• **Recorded data**
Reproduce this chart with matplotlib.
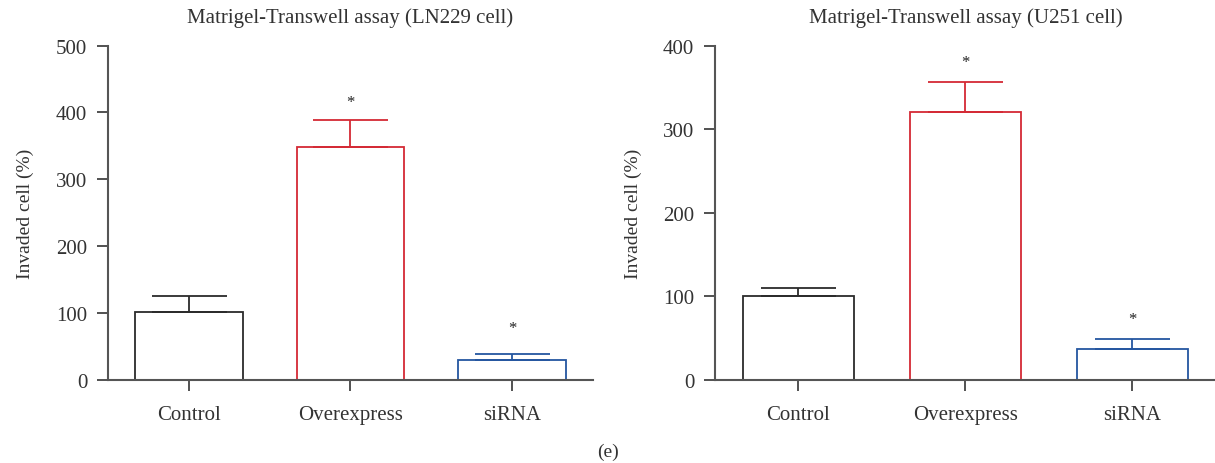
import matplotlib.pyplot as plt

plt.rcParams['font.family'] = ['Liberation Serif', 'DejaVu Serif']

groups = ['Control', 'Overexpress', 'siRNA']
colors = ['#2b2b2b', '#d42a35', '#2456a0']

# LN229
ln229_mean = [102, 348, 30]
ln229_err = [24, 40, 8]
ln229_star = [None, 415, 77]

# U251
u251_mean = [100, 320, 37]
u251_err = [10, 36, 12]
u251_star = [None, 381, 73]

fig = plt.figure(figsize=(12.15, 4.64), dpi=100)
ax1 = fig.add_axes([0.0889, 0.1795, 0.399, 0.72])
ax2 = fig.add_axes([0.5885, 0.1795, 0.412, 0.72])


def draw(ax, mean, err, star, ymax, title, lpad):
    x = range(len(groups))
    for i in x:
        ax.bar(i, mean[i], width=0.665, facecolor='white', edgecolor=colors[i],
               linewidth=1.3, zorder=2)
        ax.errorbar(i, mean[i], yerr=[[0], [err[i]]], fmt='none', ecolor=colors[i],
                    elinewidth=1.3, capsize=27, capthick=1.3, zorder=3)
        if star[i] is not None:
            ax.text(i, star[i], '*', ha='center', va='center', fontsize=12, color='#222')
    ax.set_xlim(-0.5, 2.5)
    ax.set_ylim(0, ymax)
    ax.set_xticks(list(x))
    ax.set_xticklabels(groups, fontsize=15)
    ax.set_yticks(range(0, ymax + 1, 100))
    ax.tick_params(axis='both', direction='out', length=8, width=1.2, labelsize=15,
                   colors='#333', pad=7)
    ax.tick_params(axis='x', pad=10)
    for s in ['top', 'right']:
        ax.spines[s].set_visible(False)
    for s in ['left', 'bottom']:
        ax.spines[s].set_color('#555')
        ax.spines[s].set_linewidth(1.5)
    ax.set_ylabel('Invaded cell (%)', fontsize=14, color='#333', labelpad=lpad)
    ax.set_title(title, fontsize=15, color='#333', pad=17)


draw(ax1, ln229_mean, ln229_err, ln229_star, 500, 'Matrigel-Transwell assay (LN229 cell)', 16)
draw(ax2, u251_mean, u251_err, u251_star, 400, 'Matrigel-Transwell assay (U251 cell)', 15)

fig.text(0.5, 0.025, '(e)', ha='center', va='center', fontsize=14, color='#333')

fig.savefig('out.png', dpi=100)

• **Stated goal**
Omit each picture, then return all of the listing exactly as it stands.

• **Result of the exercise**
Reproduce this chart with matplotlib.
import matplotlib.pyplot as plt

plt.rcParams['font.family'] = ['Liberation Serif', 'DejaVu Serif']

groups = ['Control', 'Overexpress', 'siRNA']
colors = ['#2b2b2b', '#d42a35', '#2456a0']

# LN229
ln229_mean = [102, 348, 30]
ln229_err = [24, 40, 8]
ln229_star = [None, 415, 77]

# U251
u251_mean = [100, 320, 37]
u251_err = [10, 36, 12]
u251_star = [None, 381, 73]

fig = plt.figure(figsize=(12.15, 4.64), dpi=100)
ax1 = fig.add_axes([0.0889, 0.1795, 0.399, 0.72])
ax2 = fig.add_axes([0.5885, 0.1795, 0.412, 0.72])


def draw(ax, mean, err, star, ymax, title, lpad):
    x = range(len(groups))
    for i in x:
        ax.bar(i, mean[i], width=0.665, facecolor='white', edgecolor=colors[i],
               linewidth=1.3, zorder=2)
        ax.errorbar(i, mean[i], yerr=[[0], [err[i]]], fmt='none', ecolor=colors[i],
                    elinewidth=1.3, capsize=27, capthick=1.3, zorder=3)
        if star[i] is not None:
            ax.text(i, star[i], '*', ha='center', va='center', fontsize=12, color='#222')
    ax.set_xlim(-0.5, 2.5)
    ax.set_ylim(0, ymax)
    ax.set_xticks(list(x))
    ax.set_xticklabels(groups, fontsize=15)
    ax.set_yticks(range(0, ymax + 1, 100))
    ax.tick_params(axis='both', direction='out', length=8, width=1.2, labelsize=15,
                   colors='#333', pad=7)
    ax.tick_params(axis='x', pad=10)
    for s in ['top', 'right']:
        ax.spines[s].set_visible(False)
    for s in ['left', 'bottom']:
        ax.spines[s].set_color('#555')
        ax.spines[s].set_linewidth(1.5)
    ax.set_ylabel('Invaded cell (%)', fontsize=14, color='#333', labelpad=lpad)
    ax.set_title(title, fontsize=15, color='#333', pad=17)


draw(ax1, ln229_mean, ln229_err, ln229_star, 500, 'Matrigel-Transwell assay (LN229 cell)', 16)
draw(ax2, u251_mean, u251_err, u251_star, 400, 'Matrigel-Transwell assay (U251 cell)', 15)

fig.text(0.5, 0.025, '(e)', ha='center', va='center', fontsize=14, color='#333')

fig.savefig('out.png', dpi=100)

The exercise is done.